Not unlike previous years, water is a much-discussed topic at the statehouse. Water rights and funding the state water plan are some of the key issues we’re tackling.
The discussion about funding the state’s water plan is an important one. We wholeheartedly agree that the state’s water plan should be funded, but we cannot forget that there is already a funding mechanism in place. Six million dollars are to come from the state general fund, and another $2 million is supposed to come from economic development initiatives. The problem? The $6 million hasn’t been provided since 2009 and the $2 million since 2012.
We realize the state’s budget issues affect all of us, but we cannot look past a current obligation being ignored.
Work from Gov. Sam Brownback’s 50-year water vision culminated in recommendations from a Blue Ribbon Task Force. This group recommended that the annual obligation for $8 million be met, followed by one-tenth of one percent of the state’s current retail sales tax, to support expanded efforts through the water fund. It also recommended that the sales tax funding mechanism be made a constitutional amendment so the fees could not be swept.
No matter where you live or work, water is an important piece of your daily life. Both urbanites and those who live in the country rely on it.
Another idea being discussed is creating a water-use fee that would tax irrigators. I’ve heard people say agriculture doesn’t pay its fair share, and that’s simply not true. Irrigated land is valued and taxed at a much higher rate than dry cropland based specifically on the amount of water going through the water-right holder’s flowmeter. Farmers also pay fees on pesticides and fertilizers when they purchase those products. Some of those funds are directed to the water plan, others go elsewhere, but the point is that irrigators and agriculture in general do pay sizable amounts of tax each year.
With potential legislative changes like this, it is vital that our members and county Farm Bureaus know what is in our policy and the reasons behind the policy, but also engage in making sure elected officials implement legislation reflected in our policy book.

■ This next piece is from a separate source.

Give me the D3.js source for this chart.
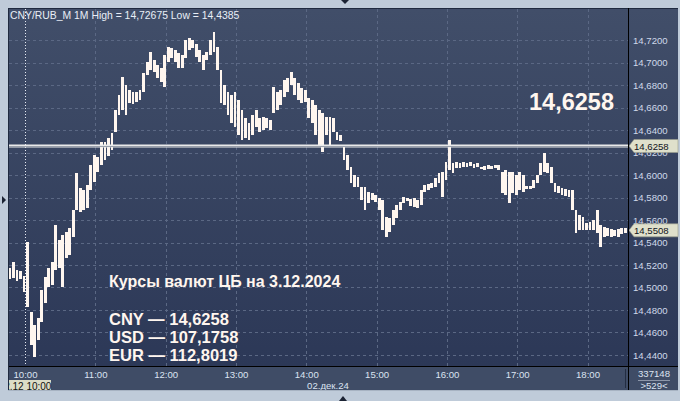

That is what our grassroots-policy development and implementation process is all about - representing our state’s farmers and ranchers. Everything in our policy book has been brought forward, discussed and voted on by members of the state’s largest farm organization.
And don’t forget how important it is that we are always in communication with our senators and representatives and willing to tell our story.
After all, I’m convinced: There is no one better to tell your story than you. Don’t be afraid to get involved, read up and know the ways policy could impact your everyday operations. Then engage.
Rich Felts and his family farm in Montgomery County. He is president of the Kansas Farm Bureau.